*Stated problem*.
Scan the data below. Pull out each line where "Give" occurs.
========
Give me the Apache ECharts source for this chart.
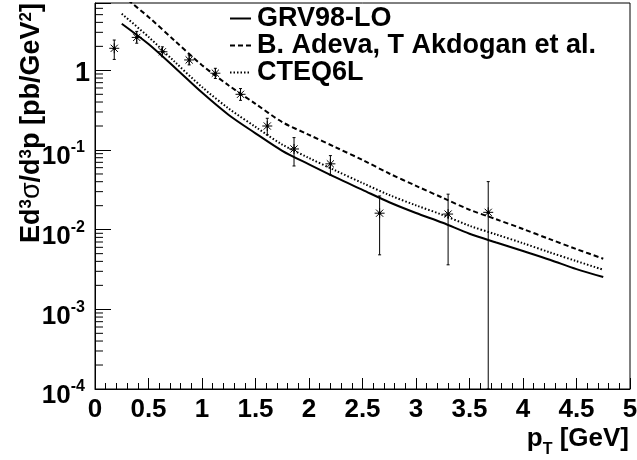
<!DOCTYPE html>
<html>
<head>
<meta charset="utf-8">
<script src="https://cdn.jsdelivr.net/npm/echarts@6/dist/echarts.min.js"></script>
<style>
html,body{margin:0;padding:0;background:#fff;}
#chart{width:637px;height:460px;}
</style>
</head>
<body>
<div id="chart"></div>
<script>
// ---- data points (measured) ----
const pT        = [0.18, 0.39, 0.63, 0.88, 1.125, 1.36, 1.61, 1.86, 2.20, 2.66, 3.30, 3.675];
const sigma     = [1.89, 2.59, 1.71, 1.35, 0.92, 0.50, 0.20, 0.103, 0.067, 0.0161, 0.0157, 0.0165];
const sigmaHigh = [2.40, 3.08, 1.97, 1.56, 1.06, 0.59, 0.25, 0.143, 0.085, 0.0265, 0.0279, 0.0401];
const sigmaLow  = [1.37, 2.19, 1.48, 1.17, 0.79, 0.42, 0.155, 0.063, 0.0486, 0.00483, 0.00362, 0];

// ---- theory curves ----
const curveX = [0.25, 0.5, 0.75, 1.0, 1.25, 1.5, 1.75, 2.0, 2.25, 2.5, 2.75, 3.0, 3.25, 3.5, 3.75, 4.0, 4.25, 4.5, 4.75];
const grv98   = [3.85, 2.14, 1.07, 0.525, 0.275, 0.162, 0.0977, 0.066, 0.0452, 0.0316, 0.0221, 0.0162, 0.0122, 0.0089, 0.0069, 0.0054, 0.0042, 0.0032, 0.00254];
const adeva   = [8.8, 4.68, 2.32, 1.16, 0.646, 0.380, 0.224, 0.155, 0.108, 0.075, 0.0507, 0.0355, 0.0251, 0.0178, 0.0135, 0.0102, 0.0076, 0.0057, 0.00432];
const cteq6l  = [5.13, 2.63, 1.26, 0.617, 0.331, 0.195, 0.117, 0.0794, 0.055, 0.0385, 0.0272, 0.0202, 0.0153, 0.0112, 0.0087, 0.00676, 0.00519, 0.00403, 0.00314];

const seriesNames = ['GRV98-LO', 'B. Adeva, T Akdogan et al.', 'CTEQ6L'];
const xTicks = [0, 0.5, 1, 1.5, 2, 2.5, 3, 3.5, 4, 4.5, 5];

const FONT = "'Liberation Sans', Arial, Helvetica, sans-serif";

// minor tick values on the log axis (2..9 x 10^n)
const yMinorTicks = [];
for (let e = -4; e <= 0; e++) {
  for (let m = 2; m <= 9; m++) {
    const v = m * Math.pow(10, e);
    if (v < 7) yMinorTicks.push([0, v]);
  }
}

function pairs(xs, ys) { return xs.map((x, i) => [x, ys[i]]); }

const pointData = pT.map((x, i) => [x, sigma[i], sigmaLow[i], sigmaHigh[i]]);

function renderPoint(params, api) {
  const x = api.value(0), y = api.value(1), lo = api.value(2), hi = api.value(3);
  const c = api.coord([x, y]);
  const top = api.coord([x, hi])[1];
  const cs = params.coordSys;
  const bot = lo > 0 ? api.coord([x, lo])[1] : cs.y + cs.height;
  const st = { stroke: '#000', lineWidth: 1 };
  const r = 5, d = 3.6, cap = 1.5;
  return {
    type: 'group',
    children: [
      { type: 'line', shape: { x1: c[0], y1: top, x2: c[0], y2: bot }, style: st },
      { type: 'line', shape: { x1: c[0] - cap, y1: top, x2: c[0] + cap, y2: top }, style: st },
      { type: 'line', shape: { x1: c[0] - cap, y1: bot, x2: c[0] + cap, y2: bot }, style: st },
      { type: 'line', shape: { x1: c[0] - r, y1: c[1], x2: c[0] + r, y2: c[1] }, style: st },
      { type: 'line', shape: { x1: c[0], y1: c[1] - r, x2: c[0], y2: c[1] + r }, style: st },
      { type: 'line', shape: { x1: c[0] - d, y1: c[1] - d, x2: c[0] + d, y2: c[1] + d }, style: st },
      { type: 'line', shape: { x1: c[0] - d, y1: c[1] + d, x2: c[0] + d, y2: c[1] - d }, style: st },
      { type: 'circle', shape: { cx: c[0], cy: c[1], r: 1.6 }, style: { fill: '#000' } }
    ]
  };
}

function renderMinorTick(params, api) {
  const p = api.coord([api.value(0), api.value(1)]);
  return { type: 'line', shape: { x1: p[0], y1: p[1], x2: p[0] + 8, y2: p[1] }, style: { stroke: '#000', lineWidth: 1 } };
}

const chart = echarts.init(document.getElementById('chart'), null, { renderer: 'canvas' });

const lineCommon = { type: 'line', showSymbol: false, symbol: 'none', smooth: 0.3, clip: true, silent: true, z: 3 };

chart.setOption({
  animation: false,
  backgroundColor: '#fff',
  textStyle: { fontFamily: FONT },
  grid: { left: 95, right: 7, top: 3, bottom: 71, show: true, borderColor: '#000', borderWidth: 1, backgroundColor: 'transparent', containLabel: false, outerBoundsMode: 'none' },
  legend: {
    data: seriesNames,
    orient: 'vertical',
    left: 229, top: 5,
    padding: 0,
    itemGap: 0,
    itemWidth: 21, itemHeight: 10,
    selectedMode: false,
    itemStyle: { color: 'rgba(0,0,0,0)', borderWidth: 0, opacity: 0 },
    textStyle: { fontSize: 27, fontWeight: 'bold', color: '#000', fontFamily: FONT, lineHeight: 22, padding: [0, 0, 0, 1] }
  },
  graphic: [{
    type: 'text',
    x: 45, y: 3,
    rotation: Math.PI / 2,
    silent: true,
    style: {
      text: '{m|Ed}{s|3}{g|σ}{m|/d}{s|3}{m|p [pb/GeV}{s|2}{m|]}',
      align: 'right', verticalAlign: 'bottom',
      rich: {
        m: { fontSize: 27, fontWeight: 'bold', fill: '#000', fontFamily: FONT },
        g: { fontSize: 27, fontWeight: 'normal', fill: '#000', fontFamily: FONT },
        s: { fontSize: 17, fontWeight: 'bold', fill: '#000', fontFamily: FONT, verticalAlign: 'top' }
      }
    }
  }],
  xAxis: {
    type: 'value', min: 0, max: 5, interval: 0.5,
    axisLine: { show: true, onZero: false, lineStyle: { color: '#000', width: 1 } },
    axisTick: { show: true, inside: true, length: 11, lineStyle: { color: '#000', width: 1 } },
    minorTick: { show: true, splitNumber: 5, length: 6, lineStyle: { color: '#000', width: 1 } },
    splitLine: { show: false },
    axisLabel: {
      fontSize: 26, fontWeight: 'bold', color: '#000', fontFamily: FONT, margin: 8,
      formatter: v => xTicks.includes(v) ? String(v) : ''
    },
    name: '{p|p}{t|T}{p| [GeV]}',
    nameLocation: 'end', nameGap: -1,
    nameTextStyle: {
      align: 'right', verticalAlign: 'top', padding: [31, 0, 0, 0],
      rich: {
        p: { fontSize: 26, fontWeight: 'bold', color: '#000', fontFamily: FONT },
        t: { fontSize: 16, fontWeight: 'bold', color: '#000', fontFamily: FONT, verticalAlign: 'top', padding: [22, 0, 0, 0] }
      }
    }
  },
  yAxis: {
    type: 'log', logBase: 10, min: 1e-4, max: 7,
    axisLine: { show: true, lineStyle: { color: '#000', width: 1 } },
    axisTick: { show: true, inside: true, length: 16, lineStyle: { color: '#000', width: 1 } },
    splitLine: { show: false },
    axisLabel: {
      margin: 5,
      formatter: function (v) {
        const l = Math.log10(v), e = Math.round(l);
        if (Math.abs(l - e) > 1e-6) return '';
        if (e === 0) return '{one|1}';
        return '{b|10}{s|' + e + '}';
      },
      rich: {
        one: { fontSize: 27, fontWeight: 'bold', color: '#000', fontFamily: FONT, padding: [6, 0, 0, 0] },
        b: { fontSize: 26, fontWeight: 'bold', color: '#000', fontFamily: FONT, padding: [14, 0, 0, 0] },
        s: { fontSize: 16, fontWeight: 'bold', color: '#000', fontFamily: FONT, verticalAlign: 'top', padding: [10, 5, 0, 0] }
      }
    }
  },
  series: [
    Object.assign({}, lineCommon, { name: seriesNames[0], data: pairs(curveX, grv98), lineStyle: { color: '#000', width: 2, type: 'solid' }, itemStyle: { color: '#000' } }),
    Object.assign({}, lineCommon, { name: seriesNames[1], data: pairs(curveX, adeva), lineStyle: { color: '#000', width: 2, type: [5, 3] }, itemStyle: { color: '#000' } }),
    Object.assign({}, lineCommon, { name: seriesNames[2], data: pairs(curveX, cteq6l), lineStyle: { color: '#000', width: 2, type: [1.5, 2] }, itemStyle: { color: '#000' } }),
    { type: 'custom', name: 'data', data: pointData, renderItem: renderPoint, encode: { x: 0, y: 1 }, silent: true, z: 4, clip: true },
    { type: 'custom', name: 'yminor', data: yMinorTicks, renderItem: renderMinorTick, encode: { x: 0, y: 1 }, silent: true, z: 2 }
  ]
});
</script>
</body>
</html>
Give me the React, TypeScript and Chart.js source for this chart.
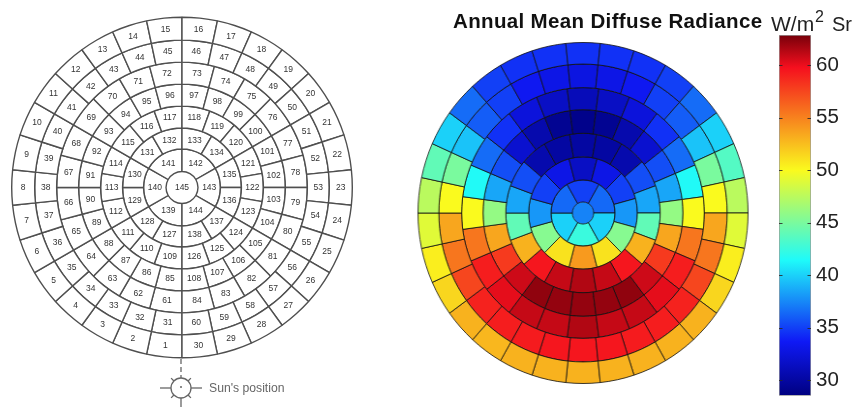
========
*Solved exercise*.
Give me the Apache ECharts source for this chart.
Give me the React, TypeScript and Chart.js source for this chart.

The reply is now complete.